Yes, I think that we surround ourselves nowadays with so many
disposable products, things that leave no memories. I always mention
that our bikes can last 200 years or more, because I wanted to create
something that can be passed from generation to generation – classic in
design and using only the finest materials available.
What differentiates an Ascari-handcrafted bicycle from anything else on the market?
I think that what makes an Ascari different is passion; the amount of
passion we put in each one of our bikes is intangible. We constantly
hear people saying that what we are making over here is art. So I can
say that the passion followed by art and design is what makes an Ascari
unique. Of course, it is also a combination of the many unique elements
we use in the bike.
When it comes to the division of labor, how does it go
between you and your partner Gary Mathis when it comes to building a
custom bicycle for a client?
Gary is a well-known frame builder, and he’s been working in this
industry forever. He is my mentor on the construction process. When we
met, we had an instant connection – we have so much in common. There is a
mutual collaboration going on, and we build my designs together. Also how do you make it work being bi-coastal, having a garage in Portland but maintaining a presence in NYC?
I make it work by constantly traveling back and forth. NYC has been
an unbelievable experience in my life; it brings me so much inspiration
and opportunities. I say that NYC is the only place in the world that
you can be whoever you want, including yourself. On the other hand,
having Ascari workshop in Portland has given us recognition and respect
amongst frame builders. Handmade bicycles are huge in Oregon.
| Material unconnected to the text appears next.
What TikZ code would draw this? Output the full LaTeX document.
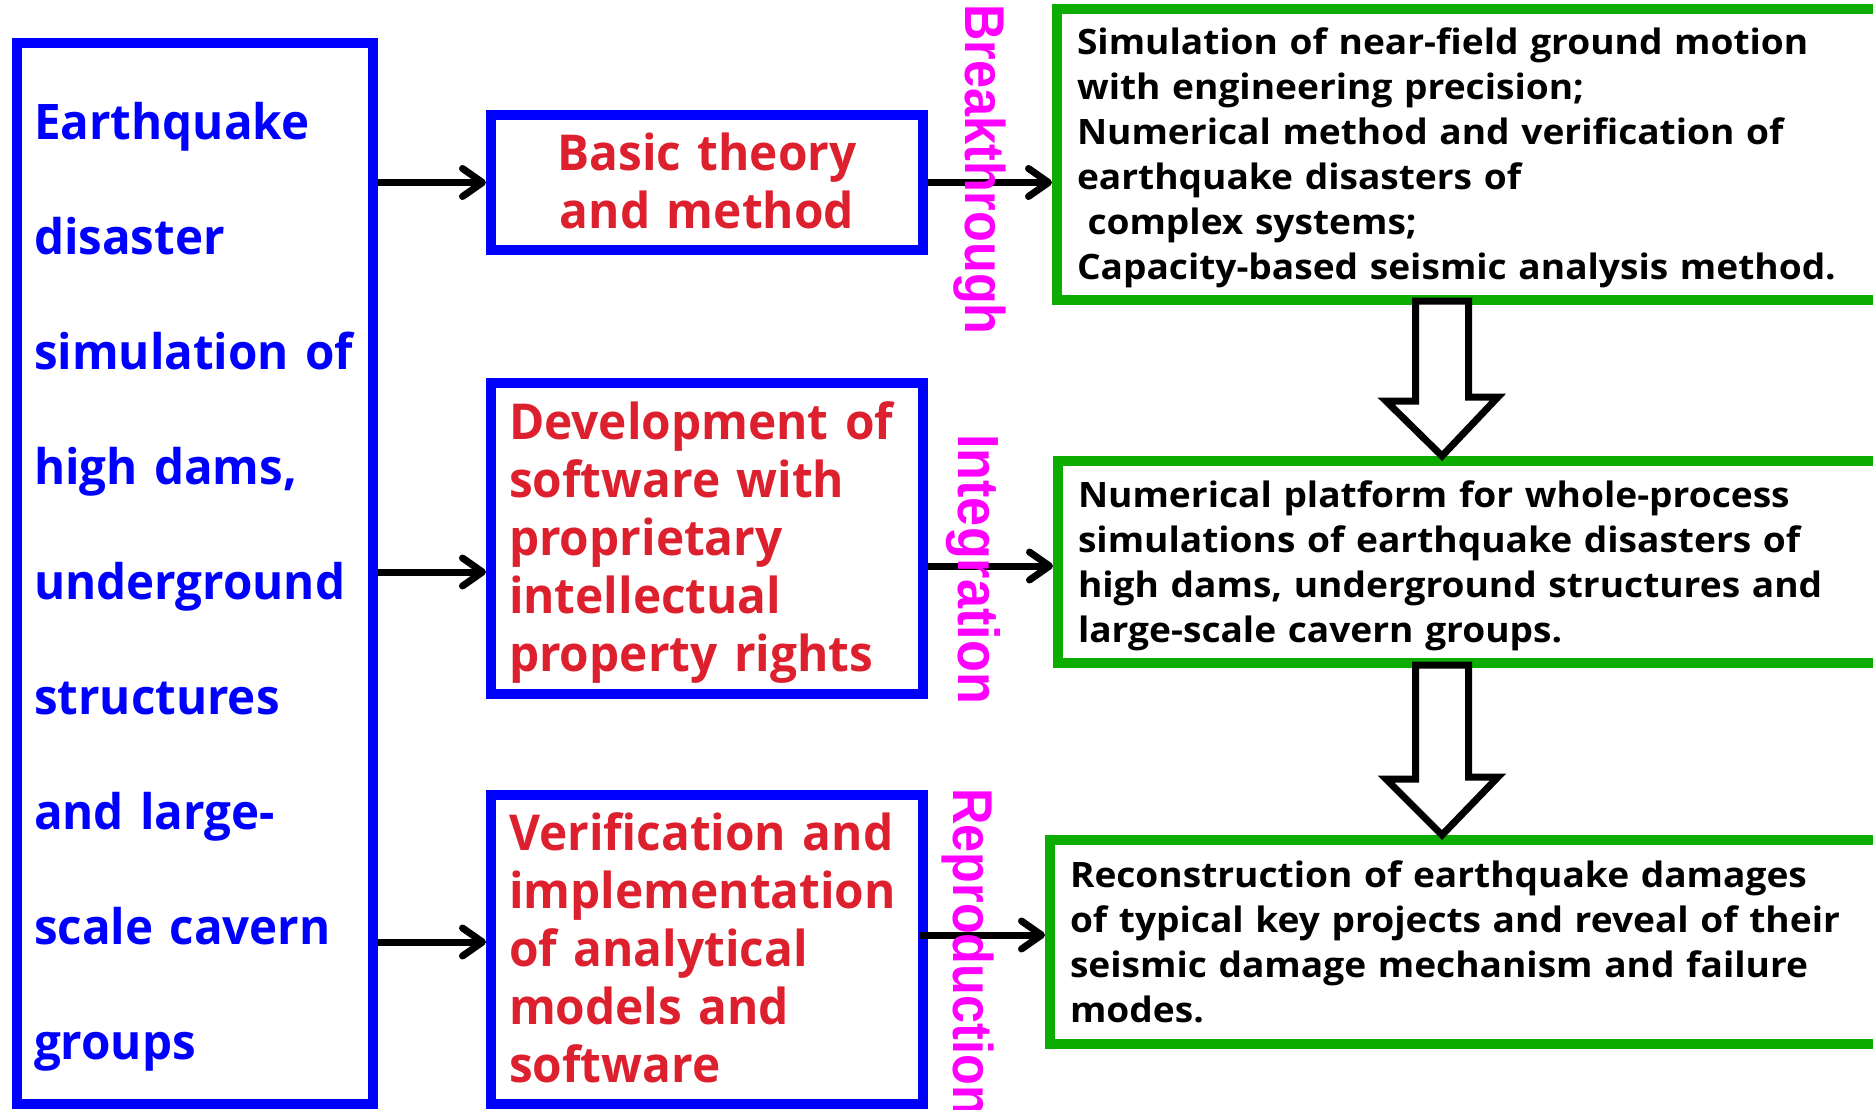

Bicycles are getting faster and lighter with use of carbon
graphite frames and other technologies – how do you feel about these
I think that it is awesome to see new technologies coming alive. We
can not run against the advancements of technology, and every
improvement allows us to create new designs and enhance our performance
in so many ways. But we have to ask ourselves: “Why go faster and
lighter?” It all depends on what exactly you are looking for. I
particularly like looking back to move forward, meaning I like how
things were done in the past. I like to rescue the preciousness from the
past, and keep the classics alive. What was the biggest lesson you learned at UBI with regards to building bicycles that you hold sacred to this day?
Oh man, I learned so many cool things, but UBI helped me to rescue
something that was asleep inside of me for years. And of course, that’s
where I met my business partner Gary Mathis.
Can you briefly explain the pride and accomplishment you felt when you got to make an Ascari bicycle for Ralph Lauren?
Mr. Lauren has inspired so many designers around the world and I was
one of them. For me, it was a dream come true. It was a blessing to have
this iconic personality endorsing my creation. Why do you think bicycle culture is experiencing such huge popularity right now?
First of all, it is a Planet’s need. I think that people are
realizing more and more that we need to create a more sustainable
environment. Secondly there is a whole fashion movement around bikes
right now – it has become very fashionable to have your brand linked to
bikes. Actually there is no better way to expose your style than
commuting in a bicycle.
Let’s talk about your fashion aesthetic. You have a very
well-tuned vintage style – 1930′s hats etc – how did you gravitate to
Undeniably my vintage style comes from lessons I learned from my
father. He taught me good taste with personality. But part of it also
comes from my old soul – I’ve loved old stuff since I was a little boy.
When I saw RRL’s windows for the first time, I felt an unbelievable
connection to my roots.
There is harmony and rhythm between my work and my look.
Lastly switching speeds, being that you are from Brazil and
an innate soccer fan – who are going to be the last two teams standing
in the upcoming 2014 world cup?
Oh man, I would love to see Brazil against Italy.